## BEGIN
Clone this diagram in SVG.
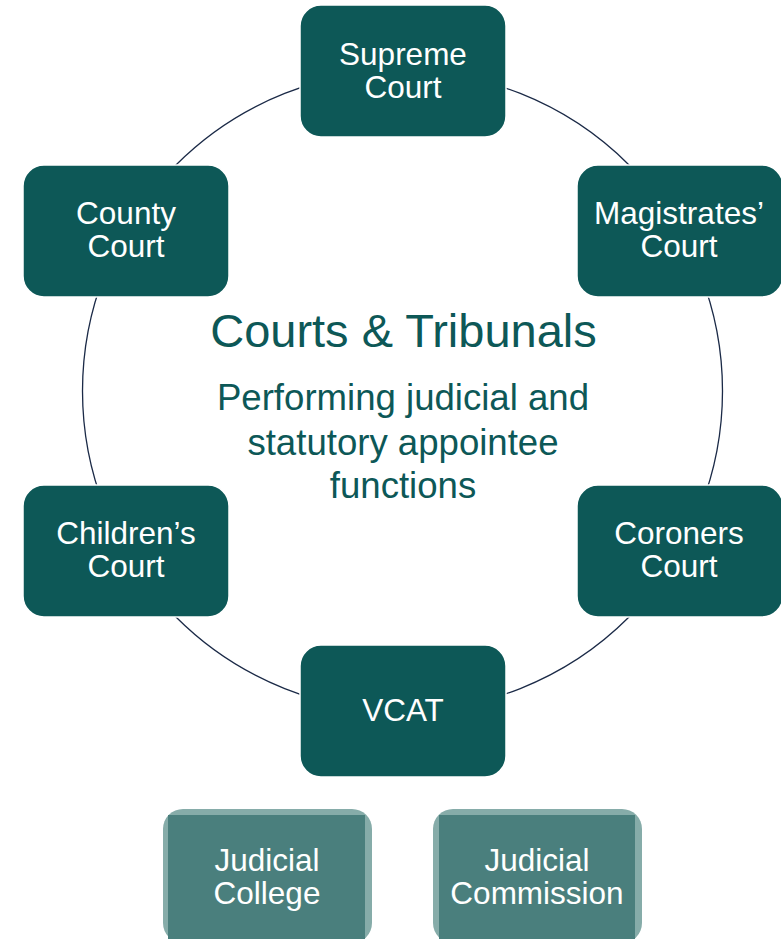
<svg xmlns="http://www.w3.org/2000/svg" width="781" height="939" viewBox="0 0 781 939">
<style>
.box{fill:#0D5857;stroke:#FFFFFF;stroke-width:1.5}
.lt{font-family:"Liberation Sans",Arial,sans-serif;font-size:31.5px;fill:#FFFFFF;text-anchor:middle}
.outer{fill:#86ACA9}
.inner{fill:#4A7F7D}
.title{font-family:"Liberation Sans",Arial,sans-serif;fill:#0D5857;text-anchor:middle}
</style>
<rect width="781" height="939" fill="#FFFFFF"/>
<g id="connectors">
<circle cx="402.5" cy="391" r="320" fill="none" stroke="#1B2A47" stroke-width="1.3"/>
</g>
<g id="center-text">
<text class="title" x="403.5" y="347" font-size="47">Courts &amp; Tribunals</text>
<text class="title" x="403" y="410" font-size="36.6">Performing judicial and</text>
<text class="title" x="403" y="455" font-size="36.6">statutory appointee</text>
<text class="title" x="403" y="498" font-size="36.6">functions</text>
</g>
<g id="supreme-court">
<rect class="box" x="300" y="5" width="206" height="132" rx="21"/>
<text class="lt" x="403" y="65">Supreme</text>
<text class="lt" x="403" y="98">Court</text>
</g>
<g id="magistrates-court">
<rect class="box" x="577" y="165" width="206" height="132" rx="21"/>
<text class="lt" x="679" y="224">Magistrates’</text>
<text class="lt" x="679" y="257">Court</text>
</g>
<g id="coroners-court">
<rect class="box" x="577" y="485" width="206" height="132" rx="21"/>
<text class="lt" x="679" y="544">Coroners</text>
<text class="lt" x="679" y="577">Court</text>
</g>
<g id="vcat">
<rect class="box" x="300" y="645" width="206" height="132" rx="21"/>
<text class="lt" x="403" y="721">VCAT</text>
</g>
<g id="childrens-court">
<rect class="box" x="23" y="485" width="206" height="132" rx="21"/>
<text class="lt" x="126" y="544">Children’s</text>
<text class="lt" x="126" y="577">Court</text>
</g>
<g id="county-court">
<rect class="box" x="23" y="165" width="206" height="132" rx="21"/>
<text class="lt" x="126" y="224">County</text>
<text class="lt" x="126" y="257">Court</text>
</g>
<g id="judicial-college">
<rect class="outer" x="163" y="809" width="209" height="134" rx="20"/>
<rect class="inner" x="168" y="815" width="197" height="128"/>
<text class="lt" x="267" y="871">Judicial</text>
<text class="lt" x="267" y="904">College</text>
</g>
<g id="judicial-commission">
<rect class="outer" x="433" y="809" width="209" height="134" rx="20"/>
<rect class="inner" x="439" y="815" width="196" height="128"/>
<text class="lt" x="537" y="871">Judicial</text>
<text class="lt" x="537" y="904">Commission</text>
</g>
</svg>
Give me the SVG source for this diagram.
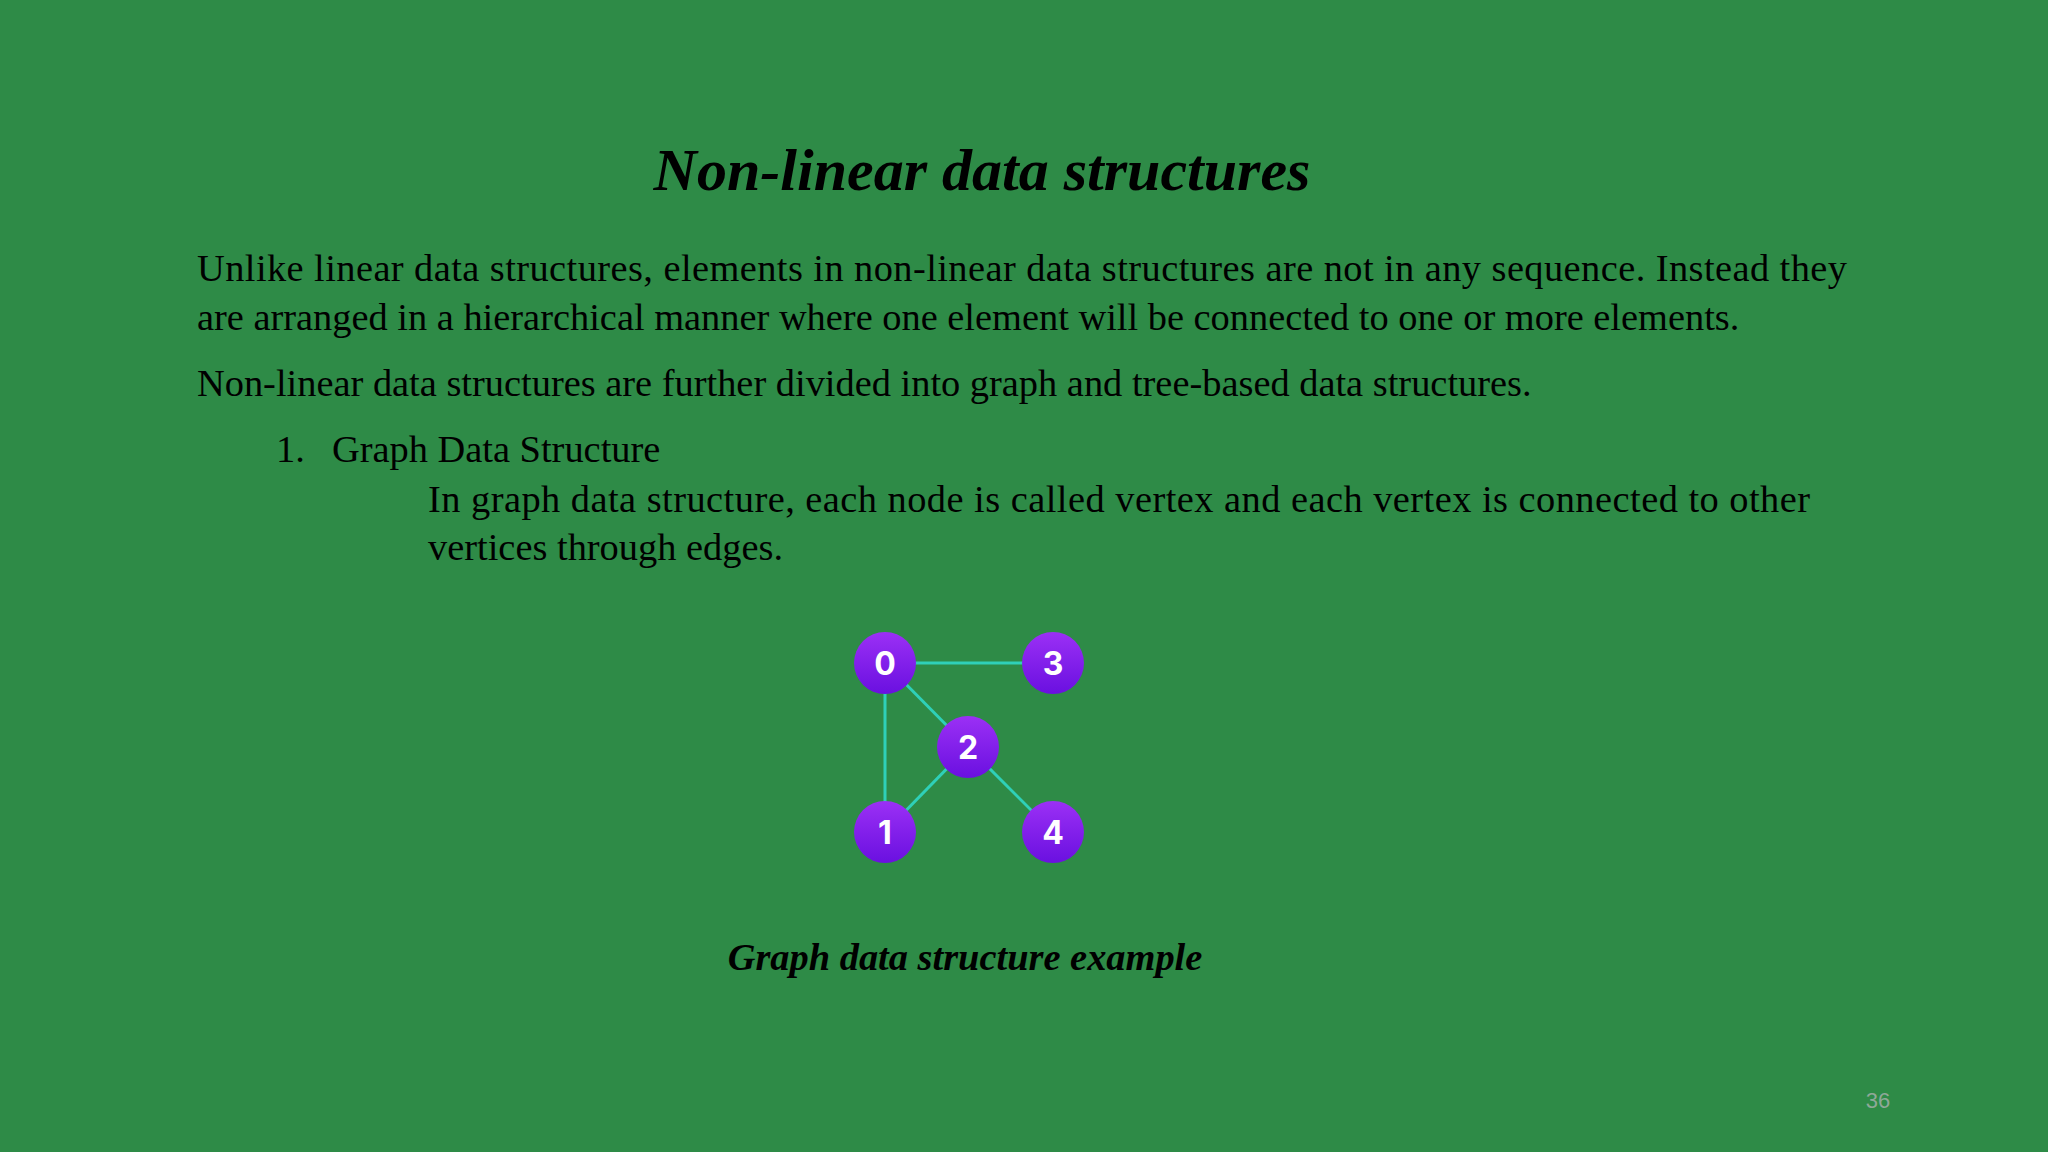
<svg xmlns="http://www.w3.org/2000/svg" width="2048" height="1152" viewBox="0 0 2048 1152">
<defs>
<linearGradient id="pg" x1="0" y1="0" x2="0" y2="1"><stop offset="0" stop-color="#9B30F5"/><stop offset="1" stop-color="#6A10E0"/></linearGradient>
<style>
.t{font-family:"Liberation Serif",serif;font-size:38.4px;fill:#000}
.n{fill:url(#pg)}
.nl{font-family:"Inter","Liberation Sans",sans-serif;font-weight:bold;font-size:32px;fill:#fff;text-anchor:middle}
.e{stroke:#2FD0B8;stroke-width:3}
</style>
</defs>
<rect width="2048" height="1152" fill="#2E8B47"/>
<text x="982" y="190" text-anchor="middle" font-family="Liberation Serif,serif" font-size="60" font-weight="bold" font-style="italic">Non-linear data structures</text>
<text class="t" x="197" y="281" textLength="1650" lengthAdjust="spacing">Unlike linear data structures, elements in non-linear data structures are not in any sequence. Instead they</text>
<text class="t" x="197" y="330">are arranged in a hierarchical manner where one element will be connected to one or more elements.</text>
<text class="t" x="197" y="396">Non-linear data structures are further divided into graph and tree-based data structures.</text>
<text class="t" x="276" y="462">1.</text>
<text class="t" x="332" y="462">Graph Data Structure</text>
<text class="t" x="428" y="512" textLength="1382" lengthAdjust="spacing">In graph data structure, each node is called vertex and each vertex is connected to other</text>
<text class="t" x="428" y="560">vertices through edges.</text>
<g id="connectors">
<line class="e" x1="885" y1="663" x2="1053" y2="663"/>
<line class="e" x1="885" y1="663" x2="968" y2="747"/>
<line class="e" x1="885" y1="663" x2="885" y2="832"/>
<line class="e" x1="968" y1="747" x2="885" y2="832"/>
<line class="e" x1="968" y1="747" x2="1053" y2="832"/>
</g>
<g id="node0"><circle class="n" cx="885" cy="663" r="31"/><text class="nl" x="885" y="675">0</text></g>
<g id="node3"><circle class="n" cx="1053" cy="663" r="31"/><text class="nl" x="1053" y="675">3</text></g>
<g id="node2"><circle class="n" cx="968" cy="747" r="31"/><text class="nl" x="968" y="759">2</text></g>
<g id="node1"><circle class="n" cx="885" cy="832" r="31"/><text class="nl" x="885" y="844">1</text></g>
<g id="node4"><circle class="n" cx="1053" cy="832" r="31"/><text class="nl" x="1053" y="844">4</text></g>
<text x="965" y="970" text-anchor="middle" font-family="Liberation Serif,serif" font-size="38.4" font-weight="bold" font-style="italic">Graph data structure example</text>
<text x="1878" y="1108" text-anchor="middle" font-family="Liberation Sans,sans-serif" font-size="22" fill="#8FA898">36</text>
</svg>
## END
## BEGIN
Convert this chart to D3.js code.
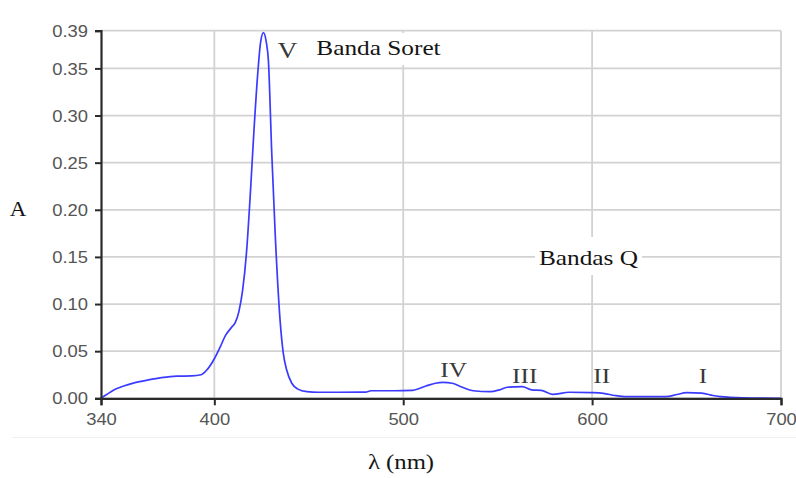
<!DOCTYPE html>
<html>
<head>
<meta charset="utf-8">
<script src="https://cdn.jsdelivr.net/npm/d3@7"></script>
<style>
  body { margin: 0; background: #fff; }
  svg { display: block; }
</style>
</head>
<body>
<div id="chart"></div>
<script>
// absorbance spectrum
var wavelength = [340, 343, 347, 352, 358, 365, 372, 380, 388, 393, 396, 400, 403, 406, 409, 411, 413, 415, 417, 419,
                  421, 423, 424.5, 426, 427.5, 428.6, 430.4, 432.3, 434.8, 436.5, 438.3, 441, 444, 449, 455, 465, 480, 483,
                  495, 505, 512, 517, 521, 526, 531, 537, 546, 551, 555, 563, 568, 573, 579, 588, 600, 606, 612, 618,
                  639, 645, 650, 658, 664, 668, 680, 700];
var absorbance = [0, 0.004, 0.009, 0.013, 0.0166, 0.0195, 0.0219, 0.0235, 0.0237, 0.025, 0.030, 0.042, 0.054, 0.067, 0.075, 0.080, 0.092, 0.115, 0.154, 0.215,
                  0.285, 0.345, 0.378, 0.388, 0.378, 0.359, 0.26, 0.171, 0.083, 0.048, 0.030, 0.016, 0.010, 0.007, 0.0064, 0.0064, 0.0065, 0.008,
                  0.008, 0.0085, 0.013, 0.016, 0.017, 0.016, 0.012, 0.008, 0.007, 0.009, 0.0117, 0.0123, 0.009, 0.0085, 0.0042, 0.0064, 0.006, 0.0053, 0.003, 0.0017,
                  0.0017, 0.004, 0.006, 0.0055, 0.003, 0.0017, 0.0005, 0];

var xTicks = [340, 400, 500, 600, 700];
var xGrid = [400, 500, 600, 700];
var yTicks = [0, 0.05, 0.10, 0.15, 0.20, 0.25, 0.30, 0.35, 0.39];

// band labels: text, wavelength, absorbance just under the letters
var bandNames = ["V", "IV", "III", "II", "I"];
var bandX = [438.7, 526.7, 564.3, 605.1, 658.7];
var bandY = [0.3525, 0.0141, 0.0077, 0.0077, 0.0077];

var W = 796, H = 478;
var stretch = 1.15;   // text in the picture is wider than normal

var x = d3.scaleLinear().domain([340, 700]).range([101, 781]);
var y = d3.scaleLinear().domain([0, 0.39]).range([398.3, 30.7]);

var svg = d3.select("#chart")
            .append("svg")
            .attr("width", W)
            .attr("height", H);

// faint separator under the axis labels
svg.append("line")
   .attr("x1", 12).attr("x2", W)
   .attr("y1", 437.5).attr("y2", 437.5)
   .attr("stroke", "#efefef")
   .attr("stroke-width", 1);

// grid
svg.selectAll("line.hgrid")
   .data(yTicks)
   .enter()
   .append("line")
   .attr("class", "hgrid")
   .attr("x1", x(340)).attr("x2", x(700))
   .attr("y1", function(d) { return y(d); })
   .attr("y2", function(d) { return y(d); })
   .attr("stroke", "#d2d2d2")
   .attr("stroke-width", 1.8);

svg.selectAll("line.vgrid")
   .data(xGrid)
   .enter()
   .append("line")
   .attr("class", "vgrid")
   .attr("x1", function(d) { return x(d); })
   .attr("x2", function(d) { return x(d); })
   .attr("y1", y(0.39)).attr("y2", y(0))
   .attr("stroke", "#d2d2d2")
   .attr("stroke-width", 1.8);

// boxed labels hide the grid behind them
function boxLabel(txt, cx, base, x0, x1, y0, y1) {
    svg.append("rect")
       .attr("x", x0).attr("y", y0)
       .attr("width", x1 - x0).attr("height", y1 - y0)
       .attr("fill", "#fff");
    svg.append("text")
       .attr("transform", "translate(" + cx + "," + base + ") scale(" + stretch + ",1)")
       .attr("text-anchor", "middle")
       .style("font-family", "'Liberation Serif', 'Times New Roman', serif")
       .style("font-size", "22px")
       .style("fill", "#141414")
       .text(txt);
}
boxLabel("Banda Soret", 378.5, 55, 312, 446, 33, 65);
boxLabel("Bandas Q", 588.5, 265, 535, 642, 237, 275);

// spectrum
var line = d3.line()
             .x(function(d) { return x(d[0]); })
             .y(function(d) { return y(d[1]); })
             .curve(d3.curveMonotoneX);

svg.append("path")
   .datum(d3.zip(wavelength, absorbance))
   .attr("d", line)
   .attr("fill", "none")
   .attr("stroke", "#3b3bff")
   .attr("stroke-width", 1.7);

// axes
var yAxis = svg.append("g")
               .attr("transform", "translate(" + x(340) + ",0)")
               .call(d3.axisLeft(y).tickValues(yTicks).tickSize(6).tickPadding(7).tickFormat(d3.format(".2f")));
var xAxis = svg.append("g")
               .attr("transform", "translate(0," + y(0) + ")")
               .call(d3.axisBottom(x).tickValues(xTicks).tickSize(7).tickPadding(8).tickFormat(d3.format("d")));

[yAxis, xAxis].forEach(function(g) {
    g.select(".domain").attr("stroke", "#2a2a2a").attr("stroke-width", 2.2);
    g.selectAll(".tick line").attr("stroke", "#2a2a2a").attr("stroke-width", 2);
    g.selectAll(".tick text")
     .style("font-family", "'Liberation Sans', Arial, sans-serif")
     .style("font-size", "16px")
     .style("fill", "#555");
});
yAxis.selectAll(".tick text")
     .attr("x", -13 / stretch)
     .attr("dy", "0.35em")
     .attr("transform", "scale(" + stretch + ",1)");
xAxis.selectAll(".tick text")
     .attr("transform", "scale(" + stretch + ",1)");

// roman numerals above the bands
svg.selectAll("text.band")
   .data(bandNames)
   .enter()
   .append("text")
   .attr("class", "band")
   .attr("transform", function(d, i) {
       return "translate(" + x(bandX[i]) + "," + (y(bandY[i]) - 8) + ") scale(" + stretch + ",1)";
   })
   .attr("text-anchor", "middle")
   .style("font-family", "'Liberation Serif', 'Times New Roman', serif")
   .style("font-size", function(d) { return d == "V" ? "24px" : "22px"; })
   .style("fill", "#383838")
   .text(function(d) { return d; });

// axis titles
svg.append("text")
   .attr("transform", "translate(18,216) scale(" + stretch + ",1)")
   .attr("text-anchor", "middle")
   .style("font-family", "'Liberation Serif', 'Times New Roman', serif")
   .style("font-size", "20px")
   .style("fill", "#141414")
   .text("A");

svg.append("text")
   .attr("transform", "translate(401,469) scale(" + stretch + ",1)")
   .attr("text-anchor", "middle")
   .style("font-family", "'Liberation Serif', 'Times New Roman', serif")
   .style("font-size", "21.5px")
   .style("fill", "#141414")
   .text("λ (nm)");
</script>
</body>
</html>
## END
Nothing but the lines from the one containing "Convert this chart to D3.js code." through the one containing "var bandY = [0.3525, 0.0141, 0.0077, 0.0077, 0.0077];" should be written out, exactly and with both ends. Pictures are left out.

Convert this chart to D3.js code.
<!DOCTYPE html>
<html>
<head>
<meta charset="utf-8">
<script src="https://cdn.jsdelivr.net/npm/d3@7"></script>
<style>
  body { margin: 0; background: #fff; }
  svg { display: block; }
</style>
</head>
<body>
<div id="chart"></div>
<script>
// absorbance spectrum
var wavelength = [340, 343, 347, 352, 358, 365, 372, 380, 388, 393, 396, 400, 403, 406, 409, 411, 413, 415, 417, 419,
                  421, 423, 424.5, 426, 427.5, 428.6, 430.4, 432.3, 434.8, 436.5, 438.3, 441, 444, 449, 455, 465, 480, 483,
                  495, 505, 512, 517, 521, 526, 531, 537, 546, 551, 555, 563, 568, 573, 579, 588, 600, 606, 612, 618,
                  639, 645, 650, 658, 664, 668, 680, 700];
var absorbance = [0, 0.004, 0.009, 0.013, 0.0166, 0.0195, 0.0219, 0.0235, 0.0237, 0.025, 0.030, 0.042, 0.054, 0.067, 0.075, 0.080, 0.092, 0.115, 0.154, 0.215,
                  0.285, 0.345, 0.378, 0.388, 0.378, 0.359, 0.26, 0.171, 0.083, 0.048, 0.030, 0.016, 0.010, 0.007, 0.0064, 0.0064, 0.0065, 0.008,
                  0.008, 0.0085, 0.013, 0.016, 0.017, 0.016, 0.012, 0.008, 0.007, 0.009, 0.0117, 0.0123, 0.009, 0.0085, 0.0042, 0.0064, 0.006, 0.0053, 0.003, 0.0017,
                  0.0017, 0.004, 0.006, 0.0055, 0.003, 0.0017, 0.0005, 0];

var xTicks = [340, 400, 500, 600, 700];
var xGrid = [400, 500, 600, 700];
var yTicks = [0, 0.05, 0.10, 0.15, 0.20, 0.25, 0.30, 0.35, 0.39];

// band labels: text, wavelength, absorbance just under the letters
var bandNames = ["V", "IV", "III", "II", "I"];
var bandX = [438.7, 526.7, 564.3, 605.1, 658.7];
var bandY = [0.3525, 0.0141, 0.0077, 0.0077, 0.0077];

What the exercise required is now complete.